Use rm() to delete objects form the environment.
rm(cond)
table() creates a summary table of a factor variable.
reddit <- read.csv("C://Users//tomas//Downloads//eda-course-materials//lesson2//reddit.csv")
table(reddit$employment.status)
##
## Employed full time Freelance
## 14814 1948
## Not employed and not looking for work Not employed, but looking for work
## 682 2087
## Retired Student
## 85 12987
To convert a character vector into factor use as.factor(x), factor(x).
%>% is a pipe to access data frames.
levels(x) visualize the values of a factor.
reddit <- reddit %>% select(id, employment.status, gender, marital.status, military.service, children, education, country, state, income.range, dog.cat, cheese, age.range, fav.reddit) %>% mutate(across(!c(id, fav.reddit), factor))
levels(reddit$education)
## [1] "Associate degree" "Bachelor's degree"
## [3] "Graduate or professional degree" "High school graduate or equivalent"
## [5] "Some college" "Some high school"
## [7] "Trade or Vocational degree"
To order the levels inside a variable use the function ordered(x) or factor(x).
VARIABLE <- ordered(VARIABLE, levels = c(“LEVEL 1”, “LEVEL 2”, “…”))
VARIABLE <- factor(VARIABLE, levels = c(“LEVEL 1”, “LEVEL 2”, “…”), ordered=TRUE)

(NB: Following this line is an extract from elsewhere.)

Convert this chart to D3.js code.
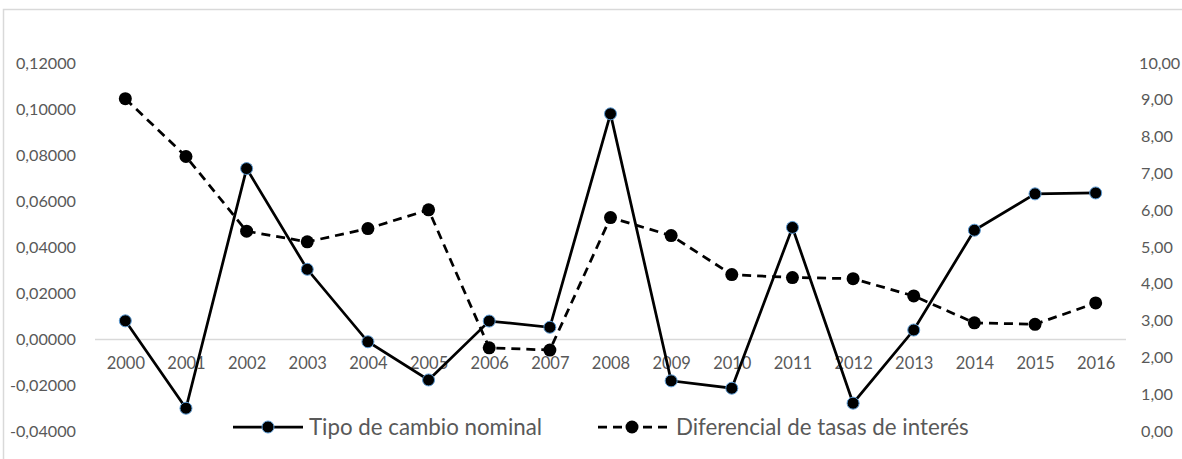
<!DOCTYPE html>
<html>
<head>
<meta charset="utf-8">
<script src="https://cdn.jsdelivr.net/npm/d3@7"></script>
<style>
  html, body { margin: 0; padding: 0; background: #fff; }
  svg text { font-family: Lato, "Open Sans", sans-serif; fill: #595959; }
</style>
</head>
<body>
<svg id="chart" width="1182" height="459"></svg>
<script>
// Years on the category axis
const years = ["2000","2001","2002","2003","2004","2005","2006","2007","2008",
               "2009","2010","2011","2012","2013","2014","2015","2016"];

// Nominal exchange-rate variation (left axis)
const tipoCambio = [0.0079, -0.0301, 0.0741, 0.0303, -0.0012, -0.0178, 0.0078, 0.0051, 0.0979,
                    -0.0182, -0.0214, 0.0485, -0.0279, 0.0039, 0.0473, 0.0631, 0.0635];

// Interest-rate differential (right axis)
const diferencial = [9.03, 7.46, 5.43, 5.14, 5.50, 6.01, 2.26, 2.20, 5.80,
                     5.31, 4.25, 4.17, 4.14, 3.67, 2.94, 2.90, 3.48];

// Axis tick values
const leftTicks = [-0.04, -0.02, 0, 0.02, 0.04, 0.06, 0.08, 0.10, 0.12];
const rightTicks = [0, 1, 2, 3, 4, 5, 6, 7, 8, 9, 10];

const seriesNames = ["Tipo de cambio nominal", "Diferencial de tasas de interés"];

const svg = d3.select("#chart");

// Outer chart frame (only the top and left edges are inside the view)
svg.append("path")
  .attr("d", "M3.5,459 L3.5,9.5 L1182,9.5")
  .attr("fill", "none")
  .attr("stroke", "#d9d9d9")
  .attr("stroke-width", 1.5);

const plot = { left: 95, right: 1126, top: 63, bottom: 431 };

const x = d3.scalePoint()
  .domain(years)
  .range([plot.left, plot.right])
  .padding(0.5);

const yL = d3.scaleLinear().domain([-0.04, 0.12]).range([plot.bottom, plot.top]);
const yR = d3.scaleLinear().domain([0, 10]).range([plot.bottom, plot.top]);

const fmtL = v => d3.format(".5f")(v).replace(".", ",").replace("−", "-");
const fmtR = v => d3.format(".2f")(v).replace(".", ",");

const tickFont = 16.2;

// Left value axis labels
svg.append("g")
  .selectAll("text")
  .data(leftTicks)
  .join("text")
  .attr("x", 76)
  .attr("y", d => yL(d))
  .attr("dy", "0.35em")
  .attr("text-anchor", "end")
  .attr("font-size", tickFont)
  .text(fmtL);

// Right value axis labels
svg.append("g")
  .selectAll("text")
  .data(rightTicks)
  .join("text")
  .attr("x", d => d >= 10 ? 1139 : 1141)
  .attr("y", d => yR(d))
  .attr("dy", "0.35em")
  .attr("text-anchor", "start")
  .attr("font-size", tickFont)
  .text(fmtR);

// Category axis along zero, labels just beneath it
const xAxis = d3.axisBottom(x).tickSize(0).tickPadding(0);
const gx = svg.append("g")
  .attr("transform", `translate(0,${yL(0)})`)
  .call(xAxis);
gx.select(".domain")
  .attr("d", `M${plot.left},0.5H${plot.right}`)
  .attr("stroke", "#d9d9d9")
  .attr("stroke-width", 1.5);
gx.selectAll(".tick text")
  .attr("y", 24)
  .attr("dy", "0.35em")
  .attr("font-size", 16.5)
  .attr("font-family", "Lato, sans-serif")
  .attr("fill", "#595959");

// Interest-rate differential: dashed line with black dots
const lineR = d3.line().x((d, i) => x(years[i])).y(d => yR(d));
svg.append("path")
  .datum(diferencial)
  .attr("d", lineR)
  .attr("fill", "none")
  .attr("stroke", "#000")
  .attr("stroke-width", 2.75)
  .attr("stroke-dasharray", "9,6");
svg.append("g")
  .selectAll("circle")
  .data(diferencial)
  .join("circle")
  .attr("cx", (d, i) => x(years[i]))
  .attr("cy", d => yR(d))
  .attr("r", 6.5)
  .attr("fill", "#000");

// Nominal exchange rate: solid line with blue-rimmed dots
const lineL = d3.line().x((d, i) => x(years[i])).y(d => yL(d));
svg.append("path")
  .datum(tipoCambio)
  .attr("d", lineL)
  .attr("fill", "none")
  .attr("stroke", "#000")
  .attr("stroke-width", 2.75);
svg.append("g")
  .selectAll("circle")
  .data(tipoCambio)
  .join("circle")
  .attr("cx", (d, i) => x(years[i]))
  .attr("cy", d => yL(d))
  .attr("r", 6)
  .attr("fill", "#000")
  .attr("stroke", "#5b9bd5")
  .attr("stroke-width", 1);

// Legend
const legendY = 427;
const legendFont = 22.3;
const lg = svg.append("g");
// solid entry
lg.append("line")
  .attr("x1", 233).attr("x2", 303).attr("y1", legendY).attr("y2", legendY)
  .attr("stroke", "#000").attr("stroke-width", 2.75);
lg.append("circle")
  .attr("cx", 268).attr("cy", legendY).attr("r", 6)
  .attr("fill", "#000").attr("stroke", "#5b9bd5").attr("stroke-width", 1);
lg.append("text")
  .attr("x", 309).attr("y", legendY).attr("dy", "0.35em")
  .attr("font-size", legendFont)
  .text(seriesNames[0]);
// dashed entry
lg.append("line")
  .attr("x1", 598).attr("x2", 668).attr("y1", legendY).attr("y2", legendY)
  .attr("stroke", "#000").attr("stroke-width", 2.75)
  .attr("stroke-dasharray", "9,6");
lg.append("circle")
  .attr("cx", 632).attr("cy", legendY).attr("r", 6.5)
  .attr("fill", "#000");
lg.append("text")
  .attr("x", 676).attr("y", legendY).attr("dy", "0.35em")
  .attr("font-size", legendFont)
  .text(seriesNames[1]);
</script>
</body>
</html>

reddit$age.range <- ordered(reddit$age.range, levels=c( "Under 18", "18-24", "25-34", "35-44", "45-54", "55-64", "65 or Above"))
reddit$age.range <- factor(reddit$age.range, levels=c( "Under 18", "18-24", "25-34", "35-44", "45-54", "55-64", "65 or Above"), ordered = T)
To create a histogram for the variable with ggplot2, use qplot(data = DATASET, x=VARIABLE)
qplot(data=reddit, x=age.range)